▶ **Task directions**: Leave out the pictures and copy everything else below exactly.
··········
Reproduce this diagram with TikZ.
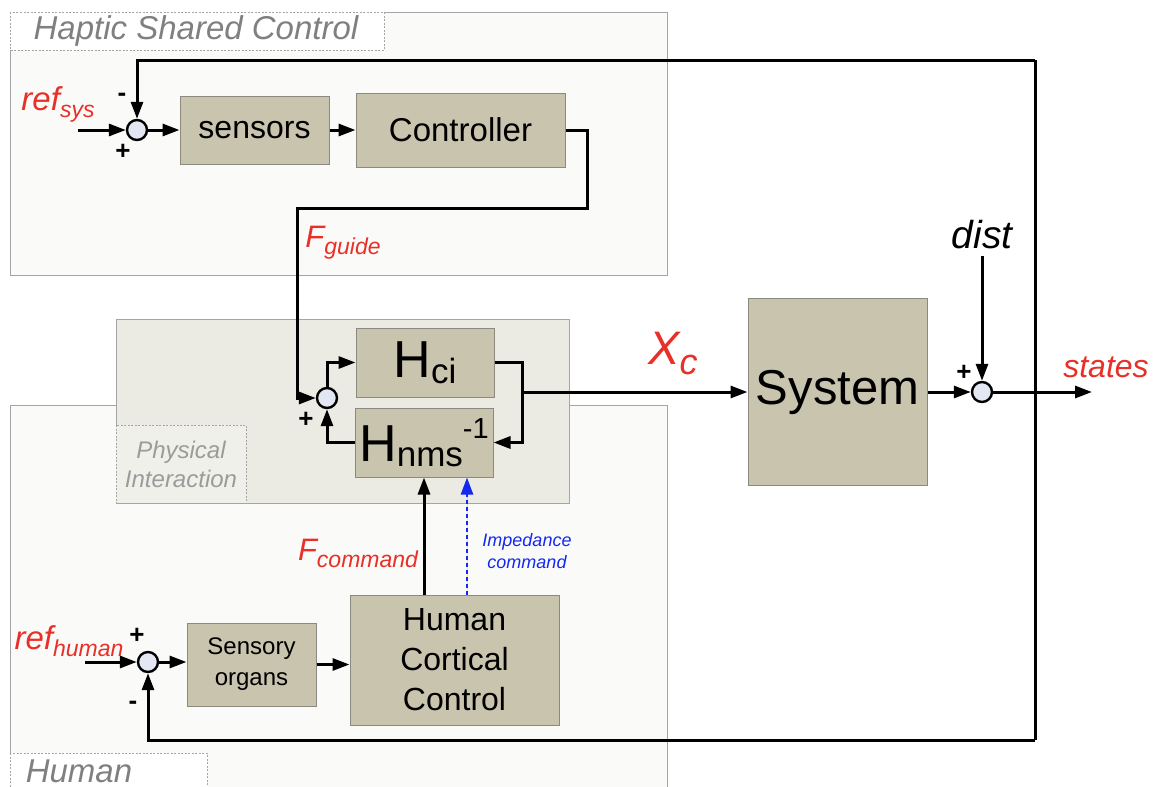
\documentclass[tikz,border=0pt]{standalone}
\usepackage{fontspec}
\setmainfont{Liberation Sans}
\usetikzlibrary{arrows.meta,calc}
\definecolor{regfill}{RGB}{250,250,248}
\definecolor{physfill}{RGB}{235,235,228}
\definecolor{physttl}{RGB}{240,240,235}
\definecolor{regline}{RGB}{165,165,165}
\definecolor{blkfill}{RGB}{201,196,174}
\definecolor{blkline}{RGB}{140,138,128}
\definecolor{sumfill}{RGB}{227,231,242}
\definecolor{lblred}{RGB}{232,48,40}
\definecolor{ttlgray}{RGB}{128,128,128}
\definecolor{physgray}{RGB}{155,155,155}
\definecolor{impblue}{RGB}{20,40,240}
\newcommand{\fsz}[1]{\fontsize{#1}{#1}\selectfont}
\begin{document}
\begin{tikzpicture}[x=1pt,y=-1pt,
 region/.style={draw=regline, line width=0.9pt, fill=regfill},
 ttlbox/.style={draw=regline, dash pattern=on 2pt off 1.5pt, line width=0.8pt, fill=white},
 ttl/.style={text=ttlgray, font=\fsz{33}\itshape, inner sep=0},
 block/.style={draw=blkline, line width=1pt, fill=blkfill, inner sep=0, align=center},
 sumj/.style={circle, draw=black, line width=2.4pt, fill=sumfill, minimum size=20pt, inner sep=0},
 arr/.style={line width=3pt, -{Triangle[length=17pt,width=12pt]}},
 wire/.style={line width=3pt},
 sgn/.style={font=\fsz{26}\bfseries, inner sep=0},
 lbl/.style={text=lblred, inner sep=0, font=\itshape},
]
\clip (0,0) rectangle (1154,787);
\fill[white] (0,0) rectangle (1154,787);
% regions
\draw[region] (10,12) rectangle (667,275);
\draw[region] (10,405) rectangle (667,800);
\draw[region, fill=physfill] (116,319) rectangle (569,503);
\draw[ttlbox] (10,12) rectangle (384,50);
\node[ttl] (thsc) at (196,31) {Haptic Shared Control};
\draw[ttlbox] (10,753) rectangle (207,800);
\node[ttl] (thum) at (79,771) {Human};
\draw[ttlbox, fill=physttl] (116,425) rectangle (246,503);
\node[ttl, text=physgray, align=center, font=\fontsize{24}{29}\selectfont\itshape] (tphys) at (181,464) {Physical\\Interaction};
% blocks
\node[block, minimum width=149pt, minimum height=68pt, font=\fsz{32}] (sens) at (254.5,130) {sensors};
\node[block, minimum width=209pt, minimum height=74pt, font=\fsz{33}] (ctrl) at (460.5,130) {Controller};
\node[block, minimum width=138pt, minimum height=69pt] (hci) at (425,362.5) {\fsz{52}H\raisebox{-6pt}{\fsz{35}ci}};
\node[block, minimum width=138pt, minimum height=69pt] (hnms) at (424,442.5) {\fsz{52}H\raisebox{-5pt}{\fsz{35}nms}\raisebox{23pt}{\fsz{29}-1}};
\node[block, minimum width=179pt, minimum height=187pt, font=\fsz{49}] (sys) at (837.5,392) {System};
\node[block, minimum width=129pt, minimum height=83pt, font=\fontsize{24}{31}\selectfont] (sensory) at (251.5,664.5) {Sensory\\organs};
\node[block, minimum width=209pt, minimum height=130pt, font=\fontsize{32}{40}\selectfont] (hcc) at (454.5,660) {Human\\Cortical\\Control};
% summing junctions
\node[sumj] (s1) at (137,130) {};
\node[sumj] (s2) at (327,398) {};
\node[sumj] (s3) at (148,662) {};
\node[sumj] (s4) at (982,392) {};
% coordinates
\coordinate (rsin) at (78,130);
\coordinate (fbtop) at (1035,60);
\coordinate (fbbot) at (1035,740);
\coordinate (cbend) at (587,208);
\coordinate (gx) at (297,208);
\coordinate (jn) at (522,392);
\coordinate (outp) at (1092,392);
\coordinate (rhin) at (85,662);
\coordinate (impx) at (467,0);
% labels
\node[lbl] (lrefsys) at (58,104) {\fsz{33}ref\raisebox{-7pt}{\fsz{23}sys}};
\node[lbl] (lfguide) at (343,243) {\fsz{31}F\raisebox{-7pt}{\fsz{23}guide}};
\node[lbl] (lxc) at (673,354) {\fsz{47}X\raisebox{-10pt}{\fsz{36}c}};
\node[lbl] (lstates) at (1106,367) {\fsz{32}states};
\node[inner sep=0, font=\fsz{39}\itshape] (dist) at (982,235) {dist};
\node[lbl] (lfcmd) at (358,553) {\fsz{31}F\raisebox{-7pt}{\fsz{23}command}};
\node[lbl] (lrefh) at (69,641) {\fsz{33}ref\raisebox{-7pt}{\fsz{23}human}};
\node[text=impblue, inner sep=0, align=center, font=\fontsize{18}{22}\selectfont\itshape] (limp) at (527,551) {Impedance\\command};
% signs
\node[sgn] (sg1m) at (122,97) {-};
\node[sgn] (sg1p) at (123,152) {+};
\node[sgn] (sg2p) at (306,420) {+};
\node[sgn] (sg3p) at (137,636) {+};
\node[sgn] (sg3m) at (133,705) {-};
\node[sgn] (sg4p) at (964,373) {+};
% connectors
\draw[arr] (rsin) -- (s1.west);
\draw[wire] (fbtop) -- (fbbot);
\draw[arr] (fbtop) -| (s1.north);
\draw[arr] (fbbot) -| (s3.south);
\draw[arr] (s1.east) -- (sens.west);
\draw[arr] (sens.east) -- (ctrl.west);
\draw[arr] (ctrl.east) -| (cbend) -- (gx) |- (s2.west);
\draw[arr] (s2.north) |- (hci.west);
\draw[arr] (hnms.west) -| (s2.south);
\draw[arr] (hci.east) -| (jn) |- (hnms.east);
\draw[arr] (jn) -- (jn -| sys.west);
\draw[arr] (sys.east |- s4.west) -- (s4.west);
\draw[arr] ([yshift=-6pt]dist.south -| s4.north) -- (s4.north);
\draw[arr] (s4.east) -- (outp);
\draw[arr] (rhin) -- (s3.west);
\draw[arr] (s3.east) -- (sensory.west |- s3.east);
\draw[arr] (sensory.east) -- (sensory.east -| hcc.west);
\draw[arr] (hcc.north -| hnms.south) -- (hnms.south);
\draw[arr, draw=impblue, fill=impblue, line width=2.4pt, dash pattern=on 4pt off 3pt] (hcc.north -| impx) -- (hnms.south -| impx);
\end{tikzpicture}
\end{document}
··········
▶ **Exercise answer**:
Reproduce this diagram with TikZ.
\documentclass[tikz,border=0pt]{standalone}
\usepackage{fontspec}
\setmainfont{Liberation Sans}
\usetikzlibrary{arrows.meta,calc}
\definecolor{regfill}{RGB}{250,250,248}
\definecolor{physfill}{RGB}{235,235,228}
\definecolor{physttl}{RGB}{240,240,235}
\definecolor{regline}{RGB}{165,165,165}
\definecolor{blkfill}{RGB}{201,196,174}
\definecolor{blkline}{RGB}{140,138,128}
\definecolor{sumfill}{RGB}{227,231,242}
\definecolor{lblred}{RGB}{232,48,40}
\definecolor{ttlgray}{RGB}{128,128,128}
\definecolor{physgray}{RGB}{155,155,155}
\definecolor{impblue}{RGB}{20,40,240}
\newcommand{\fsz}[1]{\fontsize{#1}{#1}\selectfont}
\begin{document}
\begin{tikzpicture}[x=1pt,y=-1pt,
 region/.style={draw=regline, line width=0.9pt, fill=regfill},
 ttlbox/.style={draw=regline, dash pattern=on 2pt off 1.5pt, line width=0.8pt, fill=white},
 ttl/.style={text=ttlgray, font=\fsz{33}\itshape, inner sep=0},
 block/.style={draw=blkline, line width=1pt, fill=blkfill, inner sep=0, align=center},
 sumj/.style={circle, draw=black, line width=2.4pt, fill=sumfill, minimum size=20pt, inner sep=0},
 arr/.style={line width=3pt, -{Triangle[length=17pt,width=12pt]}},
 wire/.style={line width=3pt},
 sgn/.style={font=\fsz{26}\bfseries, inner sep=0},
 lbl/.style={text=lblred, inner sep=0, font=\itshape},
]
\clip (0,0) rectangle (1154,787);
\fill[white] (0,0) rectangle (1154,787);
% regions
\draw[region] (10,12) rectangle (667,275);
\draw[region] (10,405) rectangle (667,800);
\draw[region, fill=physfill] (116,319) rectangle (569,503);
\draw[ttlbox] (10,12) rectangle (384,50);
\node[ttl] (thsc) at (196,31) {Haptic Shared Control};
\draw[ttlbox] (10,753) rectangle (207,800);
\node[ttl] (thum) at (79,771) {Human};
\draw[ttlbox, fill=physttl] (116,425) rectangle (246,503);
\node[ttl, text=physgray, align=center, font=\fontsize{24}{29}\selectfont\itshape] (tphys) at (181,464) {Physical\\Interaction};
% blocks
\node[block, minimum width=149pt, minimum height=68pt, font=\fsz{32}] (sens) at (254.5,130) {sensors};
\node[block, minimum width=209pt, minimum height=74pt, font=\fsz{33}] (ctrl) at (460.5,130) {Controller};
\node[block, minimum width=138pt, minimum height=69pt] (hci) at (425,362.5) {\fsz{52}H\raisebox{-6pt}{\fsz{35}ci}};
\node[block, minimum width=138pt, minimum height=69pt] (hnms) at (424,442.5) {\fsz{52}H\raisebox{-5pt}{\fsz{35}nms}\raisebox{23pt}{\fsz{29}-1}};
\node[block, minimum width=179pt, minimum height=187pt, font=\fsz{49}] (sys) at (837.5,392) {System};
\node[block, minimum width=129pt, minimum height=83pt, font=\fontsize{24}{31}\selectfont] (sensory) at (251.5,664.5) {Sensory\\organs};
\node[block, minimum width=209pt, minimum height=130pt, font=\fontsize{32}{40}\selectfont] (hcc) at (454.5,660) {Human\\Cortical\\Control};
% summing junctions
\node[sumj] (s1) at (137,130) {};
\node[sumj] (s2) at (327,398) {};
\node[sumj] (s3) at (148,662) {};
\node[sumj] (s4) at (982,392) {};
% coordinates
\coordinate (rsin) at (78,130);
\coordinate (fbtop) at (1035,60);
\coordinate (fbbot) at (1035,740);
\coordinate (cbend) at (587,208);
\coordinate (gx) at (297,208);
\coordinate (jn) at (522,392);
\coordinate (outp) at (1092,392);
\coordinate (rhin) at (85,662);
\coordinate (impx) at (467,0);
% labels
\node[lbl] (lrefsys) at (58,104) {\fsz{33}ref\raisebox{-7pt}{\fsz{23}sys}};
\node[lbl] (lfguide) at (343,243) {\fsz{31}F\raisebox{-7pt}{\fsz{23}guide}};
\node[lbl] (lxc) at (673,354) {\fsz{47}X\raisebox{-10pt}{\fsz{36}c}};
\node[lbl] (lstates) at (1106,367) {\fsz{32}states};
\node[inner sep=0, font=\fsz{39}\itshape] (dist) at (982,235) {dist};
\node[lbl] (lfcmd) at (358,553) {\fsz{31}F\raisebox{-7pt}{\fsz{23}command}};
\node[lbl] (lrefh) at (69,641) {\fsz{33}ref\raisebox{-7pt}{\fsz{23}human}};
\node[text=impblue, inner sep=0, align=center, font=\fontsize{18}{22}\selectfont\itshape] (limp) at (527,551) {Impedance\\command};
% signs
\node[sgn] (sg1m) at (122,97) {-};
\node[sgn] (sg1p) at (123,152) {+};
\node[sgn] (sg2p) at (306,420) {+};
\node[sgn] (sg3p) at (137,636) {+};
\node[sgn] (sg3m) at (133,705) {-};
\node[sgn] (sg4p) at (964,373) {+};
% connectors
\draw[arr] (rsin) -- (s1.west);
\draw[wire] (fbtop) -- (fbbot);
\draw[arr] (fbtop) -| (s1.north);
\draw[arr] (fbbot) -| (s3.south);
\draw[arr] (s1.east) -- (sens.west);
\draw[arr] (sens.east) -- (ctrl.west);
\draw[arr] (ctrl.east) -| (cbend) -- (gx) |- (s2.west);
\draw[arr] (s2.north) |- (hci.west);
\draw[arr] (hnms.west) -| (s2.south);
\draw[arr] (hci.east) -| (jn) |- (hnms.east);
\draw[arr] (jn) -- (jn -| sys.west);
\draw[arr] (sys.east |- s4.west) -- (s4.west);
\draw[arr] ([yshift=-6pt]dist.south -| s4.north) -- (s4.north);
\draw[arr] (s4.east) -- (outp);
\draw[arr] (rhin) -- (s3.west);
\draw[arr] (s3.east) -- (sensory.west |- s3.east);
\draw[arr] (sensory.east) -- (sensory.east -| hcc.west);
\draw[arr] (hcc.north -| hnms.south) -- (hnms.south);
\draw[arr, draw=impblue, fill=impblue, line width=2.4pt, dash pattern=on 4pt off 3pt] (hcc.north -| impx) -- (hnms.south -| impx);
\end{tikzpicture}
\end{document}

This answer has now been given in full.